Part of what we do here at Balanced Rock is review the ESG (Environmental, Social, Governance) impact of potential investments. For a values-motivated client, we select investments by taking both financials and corporate behavior into consideration. We call this Values+Value™ because we believe that over the long run, using ESG metrics to identify companies that are more sustainable will help us make better investment decisions and mitigate risk. We purchase research from a company called MSCI which provides information on how companies are behaving using ESG data and analysis. But values-based investing is far from black and white. In a situation that hits very close to home, for over two years now, local residents and government officials have been trying to prevent the construction of a natural gas pipeline called the West Roxbury Lateral Pipeline which is currently being built through West Roxbury by Spectra Energy.
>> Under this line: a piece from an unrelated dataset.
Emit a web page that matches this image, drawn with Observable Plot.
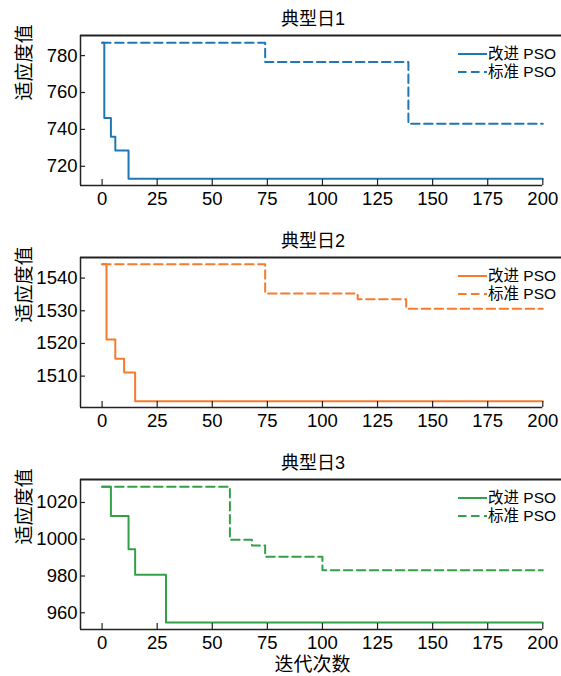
<!DOCTYPE html>
<html>
<head>
<meta charset="utf-8">
<script src="https://cdn.jsdelivr.net/npm/d3@7"></script>
<script src="https://cdn.jsdelivr.net/npm/@observablehq/plot@0.6"></script>
<style>
  html, body { margin: 0; padding: 0; background: #fff; }
  #chart svg { display: block; }
</style>
</head>
<body>
<div id="chart"></div>
<script>
// ---- data (iteration where value changes, best fitness) ----
const titles = ["典型日1", "典型日2", "典型日3"];
const seriesNames = ["改进 PSO", "标准 PSO"];
const colors = ["#1f77b4", "#f67b2c", "#33a047"];

const day1ImprovedX = [0, 1, 4, 6, 12, 200];
const day1ImprovedY = [787, 746.2, 736, 728.6, 713.2, 713.2];
const day1StandardX = [0, 74, 139, 200];
const day1StandardY = [787, 776.6, 743.1, 743.1];

const day2ImprovedX = [0, 2, 6, 10, 15, 200];
const day2ImprovedY = [1544.2, 1521.2, 1515.3, 1511.1, 1502.3, 1502.3];
const day2StandardX = [0, 74, 116, 138, 200];
const day2StandardY = [1544.2, 1535.3, 1533.5, 1530.6, 1530.6];

const day3ImprovedX = [0, 4, 12, 15, 29, 200];
const day3ImprovedY = [1028.5, 1012.7, 994.6, 980.7, 954.7, 954.7];
const day3StandardX = [0, 58, 68, 74, 100, 200];
const day3StandardY = [1028.5, 999.7, 996.6, 990.5, 983.2, 983.2];

const xTicks = [0, 25, 50, 75, 100, 125, 150, 175, 200];
const yTicks1 = [720, 740, 760, 780];
const yTicks2 = [1510, 1520, 1530, 1540];
const yTicks3 = [960, 980, 1000, 1020];

const yDomain1 = [709.6, 790.9];
const yDomain2 = [1500.4, 1546.3];
const yDomain3 = [950.9, 1032.5];
const xDomain = [-9.8, 200];

const yLabel = "适应度值";
const xLabel = "迭代次数";

// ---- build ----
const FONT = "'Liberation Sans', Arial, 'Noto Sans CJK SC', sans-serif";
const W = 561, ML = 80, MT = 35, PH = 150;
const xRangeRight = 542.3;

function rows(xs, ys, name) {
  return xs.map((x, i) => ({x, y: ys[i], name}));
}

const panels = [
  {title: titles[0], imp: rows(day1ImprovedX, day1ImprovedY, seriesNames[0]), std: rows(day1StandardX, day1StandardY, seriesNames[1]), yTicks: yTicks1, yDomain: yDomain1, color: colors[0], height: 222, xlab: false},
  {title: titles[1], imp: rows(day2ImprovedX, day2ImprovedY, seriesNames[0]), std: rows(day2StandardX, day2StandardY, seriesNames[1]), yTicks: yTicks2, yDomain: yDomain2, color: colors[1], height: 222, xlab: false},
  {title: titles[2], imp: rows(day3ImprovedX, day3ImprovedY, seriesNames[0]), std: rows(day3StandardX, day3StandardY, seriesNames[1]), yTicks: yTicks3, yDomain: yDomain3, color: colors[2], height: 232, xlab: true}
];

const container = document.getElementById("chart");
const spine = "#222";
const fmt = d3.format("d");

panels.forEach(p => {
  const frameW = W - ML;
  const marks = [
    // series
    Plot.line(p.std, {x: "x", y: "y", curve: "step-after", stroke: p.color, strokeWidth: 2, strokeDasharray: "8.5,4.5"}),
    Plot.line(p.imp, {x: "x", y: "y", curve: "step-after", stroke: p.color, strokeWidth: 2}),
    // spines
    Plot.ruleX([xDomain[0]], {stroke: spine, strokeWidth: 1.5}),
    Plot.ruleY([p.yDomain[1]], {stroke: spine, strokeWidth: 1.8}),
    Plot.ruleY([p.yDomain[0]], {x1: xDomain[0], x2: xDomain[1], stroke: spine, strokeWidth: 1.5}),
    // inward ticks
    Plot.tickY(p.yTicks, {y: d => d, stroke: spine, strokeWidth: 1.2, insetRight: frameW - 5}),
    Plot.tickX(xTicks, {x: d => d, stroke: spine, strokeWidth: 1.2, insetTop: PH - 6}),
    // axes labels (tick text)
    Plot.axisY(p.yTicks, {tickSize: 0, tickPadding: 3, fontSize: 18.5, fill: "#000", label: null, tickFormat: fmt}),
    Plot.axisX(xTicks, {tickSize: 0, tickPadding: 6, fontSize: 18.5, fill: "#000", label: null, tickFormat: fmt}),
    // title
    Plot.text([p.title], {frameAnchor: "top", dx: -8, dy: -16.5, lineAnchor: "middle", fontSize: 18, fill: "#000"}),
    // y label
    Plot.text([yLabel], {frameAnchor: "left", dx: -56, dy: -10, rotate: -90, fontSize: 19, fill: "#000", lineAnchor: "middle"})
  ];
  if (p.xlab) {
    marks.push(Plot.text([xLabel], {frameAnchor: "bottom", dx: -8.5, dy: 35, lineAnchor: "middle", fontSize: 19, fill: "#000"}));
  }
  const svg = Plot.plot({
    width: W,
    height: p.height,
    marginLeft: ML,
    marginRight: 0,
    marginTop: MT,
    marginBottom: p.height - MT - PH,
    style: {fontFamily: FONT, background: "#fff", color: "#000"},
    x: {domain: xDomain, range: [ML, xRangeRight], axis: null},
    y: {domain: p.yDomain, axis: null},
    marks
  });

  // legend
  const s = d3.select(svg);
  const g = s.append("g").attr("font-family", FONT).attr("font-size", 15.5).attr("text-anchor", "start");
  [{name: seriesNames[0], dash: "none", dy: 19}, {name: seriesNames[1], dash: "8.5,4.5", dy: 37}].forEach(item => {
    const y = MT + item.dy;
    g.append("path").attr("d", `M458,${y}H487`)
      .attr("fill", "none")
      .attr("stroke", p.color).attr("stroke-width", 2)
      .attr("stroke-dasharray", item.dash);
    g.append("text").attr("x", 488).attr("y", y).attr("dy", "0.35em")
      .attr("fill", "#000").text(item.name);
  });

  container.appendChild(svg);
});
</script>
</body>
</html>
Our Concern with the West Roxbury Lateral Pipeline & Spectra’s Rating
The construction of the West Roxbury Lateral Pipeline has been a hot-button issue for a number of reasons, including, the dangers associated with natural gas transport, the pressurized gas that will flow to the substation which is being built in a residential area, the environmental damage caused by extraction of gas through hydraulic fracturing (“fracking”), and the moral battle over the widespread use of fossil fuels and their effect on our planet’s climate.
The company building the pipeline is Spectra Energy Corporation (ticker SE). Based on Spectra’s rating in each of the ESG categories, MSCI scores the company as a AA rated corporation (the second highest possible rating), placing it in the top 19% of utilities companies. At first glance, this may surprise those opposed to fracking and fossil fuels in general. MSCI’s ratings (and the ratings of other major ESG research companies) are primarily chosen from the perspective of risk exposure, management and mitigation efforts in each of the ESG categories, which is less subjective than being purely based on ethics.
How We Handle It
At Balanced Rock, we use MSCI as a tool, in combination with many other tools and resources, to manage our clients’ portfolios in a way that reflects their values. This perhaps deceiving rating for Spectra is one of the reasons we think it’s so important to have clients’ portfolios truly customized to match their values, with a personal understanding of what’s important to each client. Here we search for companies that not only are mitigating risk from an ESG standpoint, but also appeal to our clients as proponents of responsible corporate decision making. It is our duty not to blindly screen for high-rated companies through our research tools, but to discern the reasoning and deeper values behind the companies in which our clients invest.
In the case of Spectra, despite its high ratings, we know that almost every local values-oriented client is happy to avoid Spectra and its West Roxbury Lateral Pipeline in their portfolios. We are proud to be able to deliver such a customized approach to investment management. We are also proud of our own Sustainable Community Coordinator, Hendrix Berry, pictured here preparing for and then protesting inside (that’s her in the dark!) the construction site at the West Roxbury Lateral Pipeline, before her arrest for civil disobedience. That’s what we call walking the talk!